According to the study, the fossils come from three different animals called ichthyosaurs that lived about 205m years ago. The first of these creatures existed around 250m years ago during the early Triassic period.

The researchers said that before these creatures went extinct around 200m years ago, they had evolved into gigantic forms that rival today’s sperm whales, reaching estimated lengths of 20 metres and weights of 80 tonnes.

The discovered fossils were first recovered Dr Heinz Furrer of the University of Zurich with students between 1976 and 1990 during geological mapping in the Kössen Formation.

The researchers believe that the rock layers with these fossils would have covered the seafloor 200m years ago. But the folding of the Alps caused the rocks to reach a much higher altitude over a massive time period.

Dr Martin Sander with a rib of the larger ichthyosaur skeleton. The estimated length of the animal is 20 meters.

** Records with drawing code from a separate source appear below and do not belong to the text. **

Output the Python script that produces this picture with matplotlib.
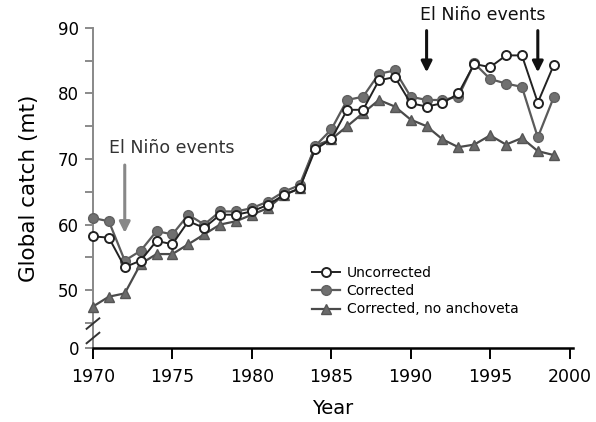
import matplotlib.pyplot as plt
import numpy as np

years = np.arange(1970, 2000)

uncorrected = [58.2, 58.0, 53.5, 54.5, 57.5, 57.0, 60.5, 59.5, 61.5, 61.5,
               62.0, 63.0, 64.5, 65.5, 71.5, 73.0, 77.5, 77.5, 82.0, 82.5,
               78.5, 78.0, 78.5, 80.0, 84.5, 84.0, 85.8, 85.8, 78.6, 84.3]
corrected = [61.0, 60.5, 54.5, 56.0, 59.0, 58.5, 61.5, 60.0, 62.0, 62.0,
             62.5, 63.5, 65.0, 66.0, 72.0, 74.5, 79.0, 79.5, 83.0, 83.5,
             79.5, 79.0, 79.0, 79.5, 84.6, 82.2, 81.5, 81.0, 73.3, 79.4]
no_anchoveta = [47.5, 49.0, 49.5, 54.0, 55.5, 55.5, 57.0, 58.5, 60.0, 60.5,
                61.5, 62.5, 64.5, 65.5, 72.0, 73.0, 75.0, 77.0, 79.0, 78.0,
                76.0, 75.0, 73.0, 71.8, 72.2, 73.6, 72.2, 73.2, 71.2, 70.6]

y_zero = 41.15  # where the "0" of the broken axis sits

fig = plt.figure(figsize=(5.96, 4.22), dpi=100)
ax = fig.add_axes([0.156, 0.175, 0.805, 0.759])

l3, = ax.plot(years, no_anchoveta, '-^', color='#4a4a4a', mfc='#6a6a6a', mec='#555555',
              ms=7, lw=1.6, label='Corrected, no anchoveta', clip_on=False, zorder=3)
l2, = ax.plot(years, corrected, '-o', color='#5a5a5a', mfc='#707070', mec='#606060',
              ms=7, lw=1.6, label='Corrected', clip_on=False, zorder=4)
l1, = ax.plot(years, uncorrected, '-o', color='#222222', mfc='white', mec='#222222',
              ms=6.5, mew=1.4, lw=1.4, label='Uncorrected', clip_on=False, zorder=5)

ax.set_xlim(1970, 2000.2)
ax.set_ylim(y_zero, 90)
ax.set_xticks([1970, 1975, 1980, 1985, 1990, 1995, 2000])
ax.set_yticks([y_zero, 50, 60, 70, 80, 90])
ax.set_yticklabels(['0', '50', '60', '70', '80', '90'])
ax.set_yticks([45, 55, 65, 75, 85], minor=True)
ax.tick_params(axis='x', direction='out', length=8, width=1.4, labelsize=12.5, pad=6)
ax.tick_params(axis='y', which='both', direction='out', length=6, width=1.2,
               labelsize=12, color='#777777', pad=4)

for s in ['top', 'right']:
    ax.spines[s].set_visible(False)
ax.spines['left'].set_color('#888888')
ax.spines['left'].set_linewidth(1.4)
ax.spines['bottom'].set_linewidth(1.8)

# break marks on the y axis
for dy in (0, 2.2):
    ax.plot([1969.6, 1970.4], [41.9 + dy, 43.5 + dy], color='#333333', lw=1.4,
            clip_on=False, zorder=6)

ax.set_xlabel('Year', fontsize=14, labelpad=10)
ax.set_ylabel('Global catch (mt)', fontsize=15.5, labelpad=14)

# El Niño annotations
ax.text(1971.0, 71.7, 'El Niño events', fontsize=12.5, color='#333333', va='center')
ax.annotate('', xy=(1972, 58.3), xytext=(1972, 69.5),
            arrowprops=dict(arrowstyle='-|>', color='#888888', lw=2.2,
                            mutation_scale=16))
ax.text(1990.6, 92.0, 'El Niño events', fontsize=12.5, color='#111111',
        va='center', clip_on=False)
for yr in (1991, 1998):
    ax.annotate('', xy=(yr, 82.8), xytext=(yr, 90.0),
                arrowprops=dict(arrowstyle='-|>', color='#111111', lw=2.2,
                                mutation_scale=16), annotation_clip=False)

ax.legend(handles=[l1, l2, l3], loc='lower left', bbox_to_anchor=(0.43, 0.06),
          frameon=False, fontsize=10, handlelength=2.0, labelspacing=0.3,
          handletextpad=0.5)

plt.savefig('out.png')
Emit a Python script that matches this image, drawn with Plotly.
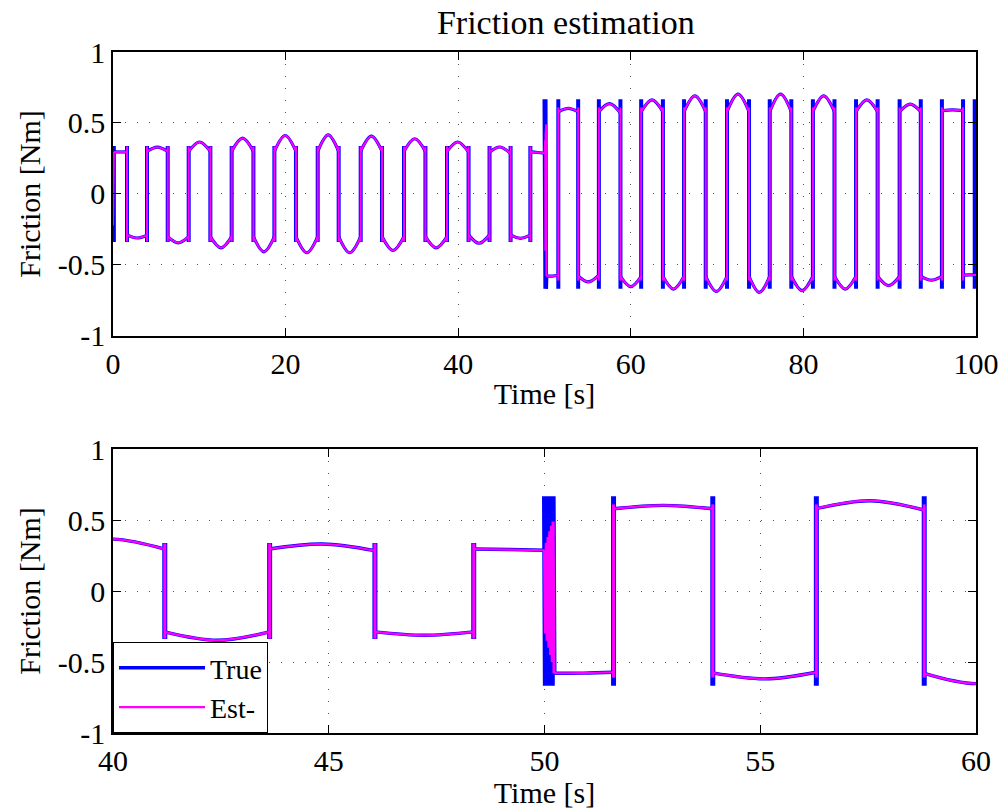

Image: Laurent Garbay/University of Bonn

“Maybe there are more rests of the giant sea creatures hidden beneath the glaciers,” lead author of the study Dr Martin Sander said.

The largest ichthyosaur tooth discovered

The findings include rib and vertebrae fossils from two ichthyosaurs, which suggests these two individuals were roughly 20 and 15 metres in size respectively.

The other “particularly exciting” fossil that was discovered was a tooth, which Sander said is “huge by ichthyosaur standards”.

“Its root was 60mm in diameter – the largest specimen still in a complete skull to date was 20mm and came from an ichthyosaur that was nearly 18 meters long,” Sander said.

The root of the ichthyosaur tooth fossil, with a diametre of 60mm. Image: Rosi Roth/University of Zurich

The size of the tooth raises the possibility that it could come from the longest ichthyosaur discovered to date.

However, the team explains that it is unlikely the reptiles could have grown much larger than 20 metres, as research suggests that extreme gigantism is not compatible with a predatory lifestyle. It is possible the specific ichthyosaur simply had much larger teeth than average.

The study was conducted by the Institute of Geosciences and the Institute of Anatomy at the University of Bonn, along with the Paleontological Institute and Museum of the University of Zurich.